YOUR TASK:
Collect every line that includes the string "using".

GIVEN INFORMATION:
-- begin --

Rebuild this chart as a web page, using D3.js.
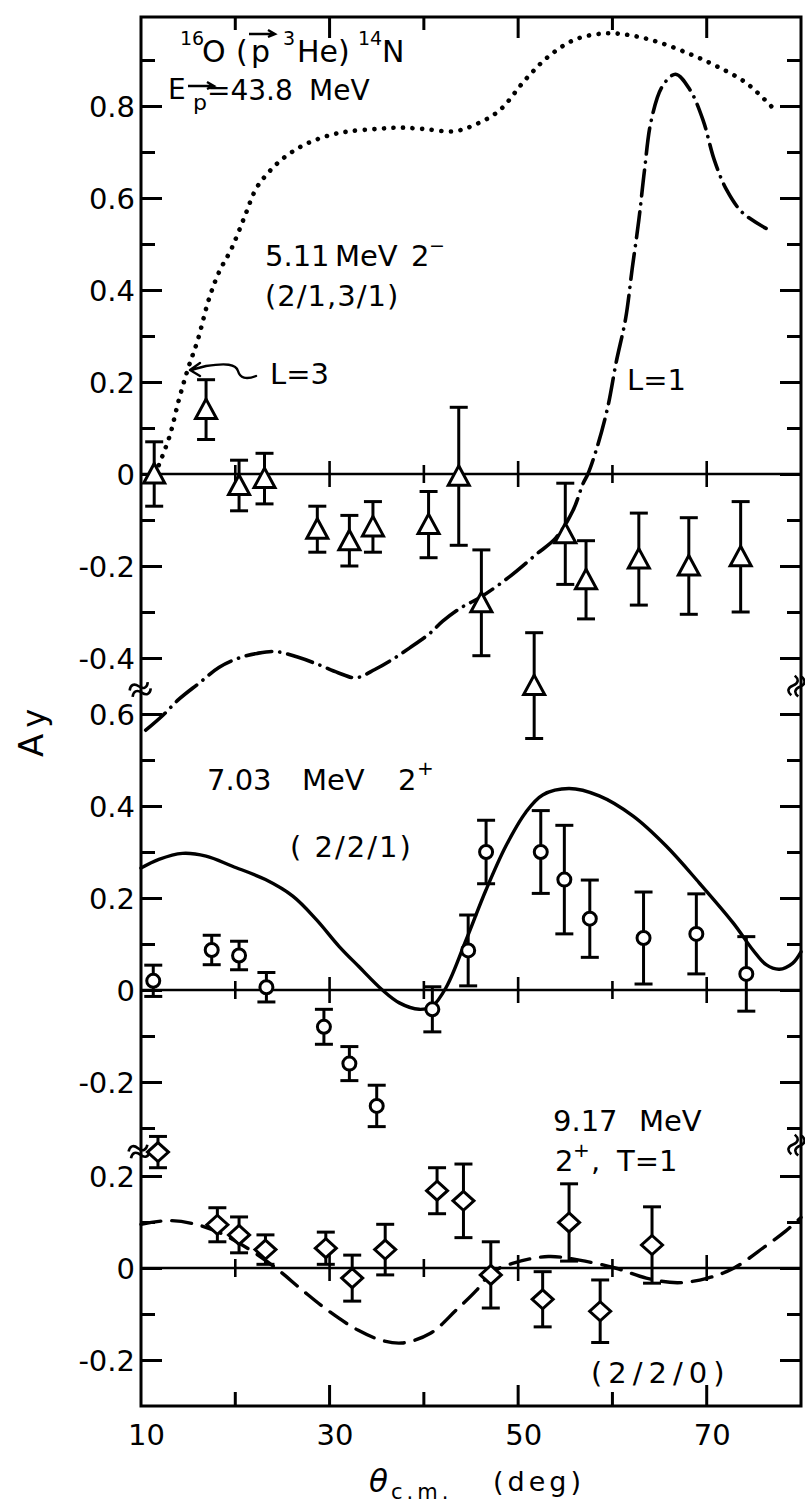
<!DOCTYPE html>
<html><head><meta charset="utf-8">
<script src="https://cdn.jsdelivr.net/npm/d3@7"></script>
<style>
body{margin:0;background:#fff}
svg{display:block}
text{font-family:"DejaVu Sans",sans-serif;fill:#000}
</style>
</head><body>
<script>
// ---------- data (theta c.m. in deg, Ay) ----------
// 5.11 MeV 2- : data [theta, Ay, error]
const pts511 = [
  [11.4, 0.0, 0.07], [16.9, 0.14, 0.065], [20.4, -0.025, 0.055], [23.1, -0.01, 0.055],
  [28.7, -0.12, 0.05], [32.1, -0.145, 0.055], [34.6, -0.115, 0.055], [40.5, -0.11, 0.072],
  [43.7, -0.005, 0.15], [46.1, -0.28, 0.115], [51.7, -0.46, 0.115], [55.0, -0.13, 0.11],
  [57.2, -0.23, 0.085], [62.8, -0.185, 0.1], [68.1, -0.2, 0.105], [73.6, -0.18, 0.12]
];
// L=3 curve (dotted)
const curveL3 = [
  [11.5, 0.0], [13, 0.08], [14, 0.16], [15, 0.23], [16, 0.29], [17.2, 0.38], [18.3, 0.44],
  [19.6, 0.49], [21, 0.56], [22.2, 0.62], [23.5, 0.655], [25, 0.685], [26.8, 0.71],
  [28.6, 0.727], [30.3, 0.738], [32.1, 0.745], [35, 0.75], [37.4, 0.753], [40, 0.75],
  [43.2, 0.745], [45.5, 0.76], [48, 0.79], [50.8, 0.858], [53.3, 0.909], [56.1, 0.945],
  [59.3, 0.958], [62.1, 0.953], [65, 0.938], [68.2, 0.913], [71, 0.887], [74.2, 0.85], [77, 0.796]
];
// L=1 curve (dash-dot)
const curveL1 = [
  [10.5, -0.557], [12.3, -0.525], [14, -0.49], [16.2, -0.454], [18.3, -0.42], [20.4, -0.4],
  [22.3, -0.39], [24.3, -0.386], [26.6, -0.398], [28.9, -0.415], [30.9, -0.432], [32.8, -0.443],
  [34.8, -0.425], [36.6, -0.404], [38.5, -0.378], [40.6, -0.347], [42, -0.32], [44, -0.29],
  [46, -0.268], [49.1, -0.223], [51.9, -0.175], [54, -0.139], [55.8, -0.08], [56.9, -0.02],
  [57.4, 0.0], [58.4, 0.06], [59.5, 0.145], [60.4, 0.243], [61.4, 0.338], [62.1, 0.447],
  [62.8, 0.552], [63.4, 0.66], [64.1, 0.767], [65.3, 0.843], [66.7, 0.869], [68.2, 0.836],
  [69.6, 0.77], [70.8, 0.683], [72.1, 0.618], [73.8, 0.568], [76.3, 0.534]
];
// 7.03 MeV 2+
const pts703 = [
  [11.3, 0.02, 0.034], [17.5, 0.087, 0.032], [20.4, 0.075, 0.031], [23.3, 0.006, 0.032],
  [29.4, -0.08, 0.038], [32.1, -0.16, 0.037], [35.0, -0.252, 0.045], [40.9, -0.042, 0.049],
  [44.7, 0.086, 0.077], [46.6, 0.3, 0.069], [52.4, 0.3, 0.09], [54.9, 0.24, 0.118],
  [57.6, 0.155, 0.084], [63.3, 0.113, 0.1], [68.9, 0.122, 0.087], [74.2, 0.035, 0.081]
];
const curve703 = [
  [10, 0.265], [11.9, 0.284], [14.4, 0.297], [16.9, 0.291], [19.7, 0.269], [23.2, 0.24],
  [26.1, 0.204], [28.6, 0.153], [31, 0.095], [33.1, 0.051], [35.6, 0.0], [37.4, -0.028],
  [39.5, -0.042], [40.9, -0.035], [42.4, 0.007], [44.5, 0.11], [46.6, 0.218], [48.7, 0.313],
  [50.8, 0.386], [52.6, 0.424], [55.4, 0.438], [58.6, 0.422], [62.2, 0.378], [65.7, 0.313],
  [69.2, 0.233], [72.8, 0.146], [74.9, 0.087], [76.3, 0.055], [77.7, 0.045], [79.1, 0.058], [80, 0.083]
];
// 9.17 MeV 2+, T=1
const pts917 = [
  [11.8, 0.252, 0.034], [18.1, 0.094, 0.037], [20.4, 0.072, 0.039], [23.2, 0.04, 0.032],
  [29.6, 0.043, 0.035], [32.4, -0.022, 0.05], [35.9, 0.04, 0.055], [41.4, 0.168, 0.05],
  [44.2, 0.146, 0.08], [47.1, -0.015, 0.072], [52.6, -0.068, 0.06], [55.4, 0.099, 0.084],
  [58.7, -0.094, 0.068], [64.2, 0.05, 0.083]
];
const curve917 = [
  [10, 0.095], [12.9, 0.103], [15.6, 0.096], [18.4, 0.076], [21.6, 0.039], [24.3, 0.0],
  [27.1, -0.048], [29.8, -0.092], [33, -0.135], [35.5, -0.157], [37.7, -0.163], [40.7, -0.142],
  [43.4, -0.092], [45.6, -0.048], [47.2, -0.01], [49.4, 0.01], [53.2, 0.025], [56.5, 0.017],
  [60.3, 0.0], [63.6, -0.022], [66.9, -0.032], [70.1, -0.022], [72.9, 0.0], [76.2, 0.047],
  [78.3, 0.079], [80, 0.11]
];
// ticks
const xTicks = [20, 30, 40, 50, 60, 70];
const xTickLabels = [10, 30, 50, 70];
const topTicks = [-0.4, -0.3, -0.2, -0.1, 0, 0.1, 0.2, 0.3, 0.4, 0.5, 0.6, 0.7, 0.8, 0.9];
const topLabels = [-0.4, -0.2, 0, 0.2, 0.4, 0.6, 0.8];
const midTicks = [-0.3, -0.2, -0.1, 0, 0.1, 0.2, 0.3, 0.4, 0.5, 0.6];
const midLabels = [-0.2, 0, 0.2, 0.4, 0.6];
const botTicks = [-0.2, -0.1, 0, 0.1, 0.2];
const botLabels = [-0.2, 0, 0.2];

// ---------- layout ----------
const W = 805, H = 1508;
const L = 141, R = 801, T = 17, B = 1406;
const svg = d3.select("body").append("svg").attr("width", W).attr("height", H);
svg.append("rect").attr("width", W).attr("height", H).attr("fill", "#fff");

const x = d3.scaleLinear().domain([10, 80]).range([L, R]);
const yTop = d3.scaleLinear().domain([-0.5, 1.0]).range([704, 14]);
const yMid = d3.scaleLinear().domain([-0.34, 0.63]).range([1146.4, 700.2]);
const yBot = d3.scaleLinear().domain([-0.3, 0.26]).range([B, 1148.4]);

const fmt = v => (Math.abs(v) < 1e-9 ? "0" : String(+v.toFixed(1)));
const isLab = (arr, v) => arr.some(a => Math.abs(a - v) < 1e-9);

// frame
svg.append("rect").attr("x", L).attr("y", T).attr("width", R - L).attr("height", B - T)
  .attr("fill", "none").attr("stroke", "#000").attr("stroke-width", 3);

// y axes per panel (left & right), using d3 axes
function yAxes(y, ticks, labels) {
  const minor = ticks.filter(v => !isLab(labels, v));
  const major = ticks.filter(v => isLab(labels, v));
  const gl = svg.append("g").attr("transform", `translate(${L},0)`);
  gl.call(d3.axisLeft(y).tickValues(major).tickSize(-21).tickPadding(6).tickFormat(fmt));
  gl.append("g").call(d3.axisLeft(y).tickValues(minor).tickSize(-14).tickFormat(""));
  const gr = svg.append("g").attr("transform", `translate(${R},0)`);
  gr.call(d3.axisRight(y).tickValues(major).tickSize(-21).tickFormat(""));
  gr.append("g").call(d3.axisRight(y).tickValues(minor).tickSize(-14).tickFormat(""));
  [gl, gr].forEach(g => {
    g.selectAll(".domain").remove();
    g.selectAll("line").attr("stroke", "#000").attr("stroke-width", 3);
  });
  gl.selectAll("text").attr("font-size", 29).attr("font-family", '"DejaVu Sans",sans-serif')
    .attr("fill", "#000").attr("dy", "0.36em");
}
yAxes(yTop, topTicks, topLabels);
yAxes(yMid, midTicks, midLabels);
yAxes(yBot, botTicks, botLabels);

// zero lines with crossing ticks
[yTop, yMid, yBot].forEach(y => {
  const y0 = y(0);
  svg.append("line").attr("x1", L).attr("x2", R).attr("y1", y0).attr("y2", y0)
    .attr("stroke", "#000").attr("stroke-width", 2.6);
  svg.append("g").selectAll("line").data(xTicks).join("line")
    .attr("x1", d => x(d)).attr("x2", d => x(d))
    .attr("y1", d => y0 - (isLab(xTickLabels, d) ? 13 : 9))
    .attr("y2", d => y0 + (isLab(xTickLabels, d) ? 13 : 9))
    .attr("stroke", "#000").attr("stroke-width", 2.6);
});

// top & bottom frame ticks
svg.append("g").selectAll("line").data(xTicks).join("line")
  .attr("x1", d => x(d)).attr("x2", d => x(d))
  .attr("y1", T).attr("y2", d => T + (isLab(xTickLabels, d) ? 21 : 13))
  .attr("stroke", "#000").attr("stroke-width", 3);
const gx = svg.append("g").attr("transform", `translate(0,${B})`);
gx.call(d3.axisBottom(x).tickValues(xTickLabels).tickSize(0).tickPadding(18).tickFormat(d3.format("d")));
gx.select(".domain").remove();
gx.selectAll("text").attr("font-size", 29).attr("font-family", '"DejaVu Sans",sans-serif')
  .attr("fill", "#000").attr("dx", 5);
svg.append("g").selectAll("line").data(xTicks).join("line")
  .attr("x1", d => x(d)).attr("x2", d => x(d))
  .attr("y1", B).attr("y2", d => B - (isLab(xTickLabels, d) ? 21 : 14))
  .attr("stroke", "#000").attr("stroke-width", 3);

// break marks
function brk(cx, cy, rot) {
  svg.append("path")
    .attr("d", "M-10,-3 c3,-5 7,-5 10,0 s7,5 10,0 M-10,4 c3,-5 7,-5 10,0 s7,5 10,0")
    .attr("transform", `translate(${cx},${cy}) rotate(${rot})`)
    .attr("fill", "none").attr("stroke", "#000").attr("stroke-width", 2.6);
}
brk(L - 1, 689, -25); brk(L - 2, 1151, -20);
brk(R - 5, 686, -80); brk(R - 5, 1145, -80);

// curves
function curve(data, y, dash, w) {
  svg.append("path").datum(data)
    .attr("d", d3.line().x(d => x(d[0])).y(d => y(d[1])).curve(d3.curveCatmullRom.alpha(0.5)))
    .attr("fill", "none").attr("stroke", "#000").attr("stroke-width", w)
    .attr("stroke-linecap", "round").attr("stroke-dasharray", dash);
}
curve(curveL3, yTop, "0.1 9.5", 4.6);
curve(curveL1, yTop, "26 8 0.1 8", 3.6);
curve(curve703, yMid, null, 3.4);
curve(curve917, yBot, "20 11", 3.4);

// points with error bars
const shapes = {
  tri: "M0,-10.5 L10.5,9 L-10.5,9 Z",
  dia: "M0,-9.5 L10.5,0 L0,9.5 L-10.5,0 Z"
};
function points(data, y, shape) {
  const g = svg.append("g").attr("stroke", "#000").attr("stroke-width", 3);
  g.selectAll("line.bar").data(data).join("line").attr("class", "bar")
    .attr("x1", d => x(d[0])).attr("x2", d => x(d[0]))
    .attr("y1", d => y(d[1] + d[2])).attr("y2", d => y(d[1] - d[2]));
  g.selectAll("line.capT").data(data).join("line").attr("class", "capT")
    .attr("x1", d => x(d[0]) - 9).attr("x2", d => x(d[0]) + 9)
    .attr("y1", d => y(d[1] + d[2])).attr("y2", d => y(d[1] + d[2]));
  g.selectAll("line.capB").data(data).join("line").attr("class", "capB")
    .attr("x1", d => x(d[0]) - 9).attr("x2", d => x(d[0]) + 9)
    .attr("y1", d => y(d[1] - d[2])).attr("y2", d => y(d[1] - d[2]));
  if (shape === "circle") {
    g.selectAll("circle").data(data).join("circle")
      .attr("cx", d => x(d[0])).attr("cy", d => y(d[1])).attr("r", 6.5).attr("fill", "#fff");
  } else {
    g.selectAll("path").data(data).join("path")
      .attr("d", shapes[shape]).attr("transform", d => `translate(${x(d[0])},${y(d[1])})`)
      .attr("fill", "#fff").attr("stroke-linejoin", "miter");
  }
}
points(pts511, yTop, "tri");
points(pts703, yMid, "circle");
points(pts917, yBot, "dia");

// ---------- text ----------
function txt(xp, yp, s, fs, extra) {
  const t = svg.append("text").attr("x", xp).attr("y", yp).attr("font-size", fs).text(s);
  if (extra) extra(t);
  return t;
}
function vecArrow(x1, x2, yy) {
  svg.append("path").attr("d", `M${x1},${yy} L${x2},${yy} M${x2 - 7},${yy - 4} L${x2},${yy} L${x2 - 7},${yy + 3}`)
    .attr("fill", "none").attr("stroke", "#000").attr("stroke-width", 2.4);
}
// title
txt(180, 45, "16", 19);
txt(202, 62, "O", 30);
txt(236, 62, "(", 30);
txt(251, 62, "p", 30);
vecArrow(249, 275, 34);
txt(283, 45, "3", 19);
txt(297, 62, "He)", 30);
txt(358, 45, "14", 19);
txt(382, 62, "N", 30);
// beam energy
txt(168, 99, "E", 28);
txt(193, 110, "p", 22);
vecArrow(188, 214, 86);
txt(207, 100, "=43.8", 28);
txt(309, 100, "MeV", 28);

const AF = 29; // annotation font size
// 5.11 MeV label
txt(265, 266, "5.11", AF);
txt(335, 266, "MeV", AF);
txt(411, 266, "2", AF);
txt(429, 252, "\u2212", 19);
txt(265, 306, "(2/1,3/1)", AF, t => t.attr("letter-spacing", 1));
txt(270, 384, "L=3", AF);
txt(627, 390, "L=1", AF);
// curly arrow for L=3
svg.append("path")
  .attr("d", "M256,376 C246,380 240,378 238,371 C236,364 226,363 206,366 L191,370 M200,363 L190,370 L200,376")
  .attr("fill", "none").attr("stroke", "#000").attr("stroke-width", 2.4)
  .attr("stroke-linejoin", "round").attr("stroke-linecap", "round");

// 7.03 MeV label
txt(207, 790, "7.03", AF);
txt(302, 790, "MeV", AF);
txt(398, 790, "2", AF);
txt(417, 775, "+", 20);
txt(290, 857, "( 2/2/1)", AF, t => t.attr("letter-spacing", 2));

// 9.17 MeV label
txt(553, 1131, "9.17", AF);
txt(639, 1131, "MeV", AF);
txt(555, 1171, "2", AF);
txt(573, 1157, "+", 20);
txt(591, 1171, ",", AF);
txt(617, 1171, "T=1", AF);
txt(591, 1383, "(2/2/0)", AF, t => t.attr("letter-spacing", 6));

// y axis title
const ay = svg.append("text").attr("transform", "translate(43,733) rotate(-90)")
  .attr("text-anchor", "middle");
ay.append("tspan").attr("font-size", 34).text("A");
ay.append("tspan").attr("font-size", 32).attr("dx", 6).attr("dy", 2).text("y");

// x axis title
const xt = svg.append("text").attr("x", 369).attr("y", 1492);
xt.append("tspan").attr("font-size", 31).attr("font-style", "italic").text("\u03B8");
xt.append("tspan").attr("font-size", 21).attr("dy", 7).attr("dx", 3).attr("letter-spacing", 4).text("c.m.");
txt(493, 1491, "(deg)", 27, t => t.attr("letter-spacing", 4));
</script>
</body></html>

-- end --

OUTPUT OF THE EXERCISE:
Rebuild this chart as a web page, using D3.js.
// y axes per panel (left & right), using d3 axes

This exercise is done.